Принц, допрошенный «прокторами» — университетскими жандармами, сослался на прецедент, он заявил, что когда Будде однажды повстречался лебедь-подранок, он отказался выдать его охотнику. Он добавил, что презирает все виды спорта, которые, по его мнению, являются заменителем ручного труда для бездельников, чем окончательно восстановил против себя суд чести, учрежденный для разбирательства этого дела. С лисицы интерес публики переключился на принца. Социалистические газеты писали о нем с одобрением; несколько слов обронил Бернард Шоу. Жали познал славу, фотографические аппараты и вспышки магния — этот современный фимиам. По мнению некоторых, принц являлся «просветленным», мистиком, впадавшим в экстравагантность. Мелкие газетенки сообщили кое-какие пикантные подробности о нем: несколько дней назад Жали раздавал на улице большие суммы денег. Несомненно, он считал себя Буддой: за неимением каучуковых колесиков у него под подошвами имелись светящиеся колеса. Вызванный в вице-канцелярию, этот богатый студент явился в лохмотьях; на сделанное ему замечание он заявил, что якобы поменялся одеждой с одним бедняком, «поскольку привлекательные одежды имеют своей подоплекой физическое желание».
Короче, дело приняло такой оборот, что принц, как утверждали, даже собирался покинуть на какое-то время Кембридж.
По правде говоря, эти злоключения оказали решающее влияние на жизнь Жали. Преувеличив их значение и будучи предоставлен самому себе, он, не имея рядом никого, кто бы мог расставить все по своим местам, вынужден был действовать. В ответ на нападки он ударился в крайности, которых раньше не допустил бы. Статьи в прессе, поздравительные адреса, телеграммы, в которых старые «эсквайры» грозились надрать ему уши, осуждение со стороны добропорядочных студентов способствовали тому, что он отказался от позиции пассивного созерцания, которую сохранял с момента явившегося ему откровения. Он перестал смотреть на окружающий мир задумчивым взглядом мудреца, сбрил наголо свои великолепные черные волосы, признав наличие шестнадцати неудобств от них: убранство, украшения, мытье, гирлянды, духи, благовония, желтый миробалан, миробалан emblic, краски, ленты, гребни, цирюльники, расчесывание, насекомые, наконец — выпадение волос, «от которого люди приходят в такое отчаяние, что царапают себе грудь и падают в обморок». Разве не прав был Будда, когда сказал, что, находясь в тисках этих шестнадцати неудобств, теряешь вкус к тонкому познанию?
Сейчас Жали только улыбался, вспоминая о своем прошлом. Живя теперь в Лондоне, в Хэмпстеде, в полном одиночестве, он сделался мудрецом — мудрецом в индусской традиции, то есть богатым человеком, решившим все бросить, а не тем невежественным пролетарием, коими были христианские апостолы.

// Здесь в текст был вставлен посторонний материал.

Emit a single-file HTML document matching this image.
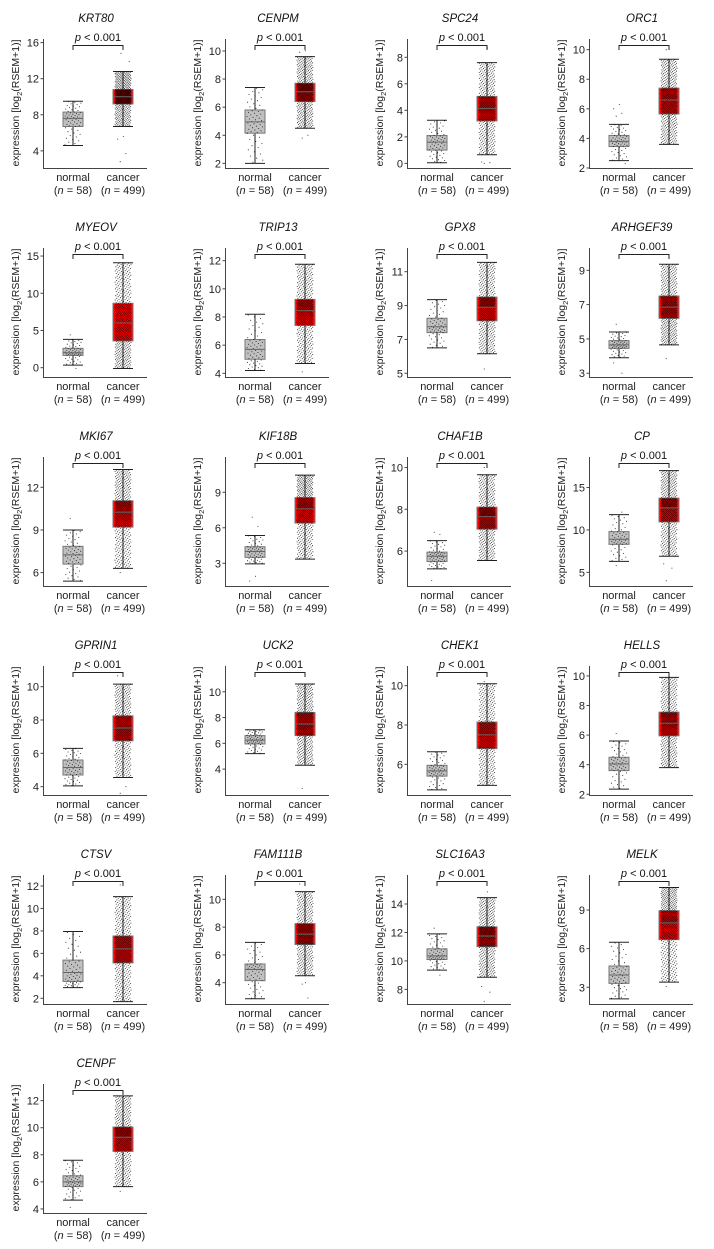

Он отправил обратно в Карастру слуг вместе со всеми своими драгоценностями — как Будда, который, увидев, как он разряжен, покраснел от стыда и отправил драгоценности магарадже Шуддходану, своему отцу. Тем не менее Жали послал француженке с Коммершиаль-роуд — Анжели — две длинные нити жемчуга.
Почти ежедневно он ходит в Библиотеку восточных языков. Фэнсбери-сиркус образует в центре Сити тихую заводь. Все тут окрашено в лазурное и розовое. Надо всем возвышается похожее на греческий храм институтское здание XVIII века, закопченное, как трубка. Слегка приподнятый над землею газон с его первыми тюльпанами обрамляет овальную решетку сквера, словно орнамент родосского блюда. Вокруг этого хранилища азиатской мудрости и азиатской науки возвышаются величественные монументы, навеянные архитектурой Уолл-стрита, твердыни колониальных акционерных обществ «Burmah Wil», «River Plate» и т. д. Рядом с Западом, который торгует, — Запад, который учится. «Разве один не равнозначен другому?» — иногда с досадой вопрошает себя Жали. Разве не те же самые белые, что захватили порты, прорубили насквозь горы и оттеснили джунгли, предприняли победоносные усилия по разгадке тайны иероглифов, придали новый вид индийской филологии и отодвинули на тысячелетия вглубь сотворение мира. Всюду эта их непреклонная методичность, эта неуемная энергия, эта ослепительная и раздражающая культура, обращенная к внешнему миру, которую он не решается назвать разумом, так как для восточного человека разум всегда обращен к внутреннему миру. И здесь Жали старается подавить в себе зависть: он думает лишь о том, как ему спасти душу этой слишком прекрасной особы — Европы, блистательной и ненавистной, которая припозднилась на балу, не ведая, что больна смертельной болезнью.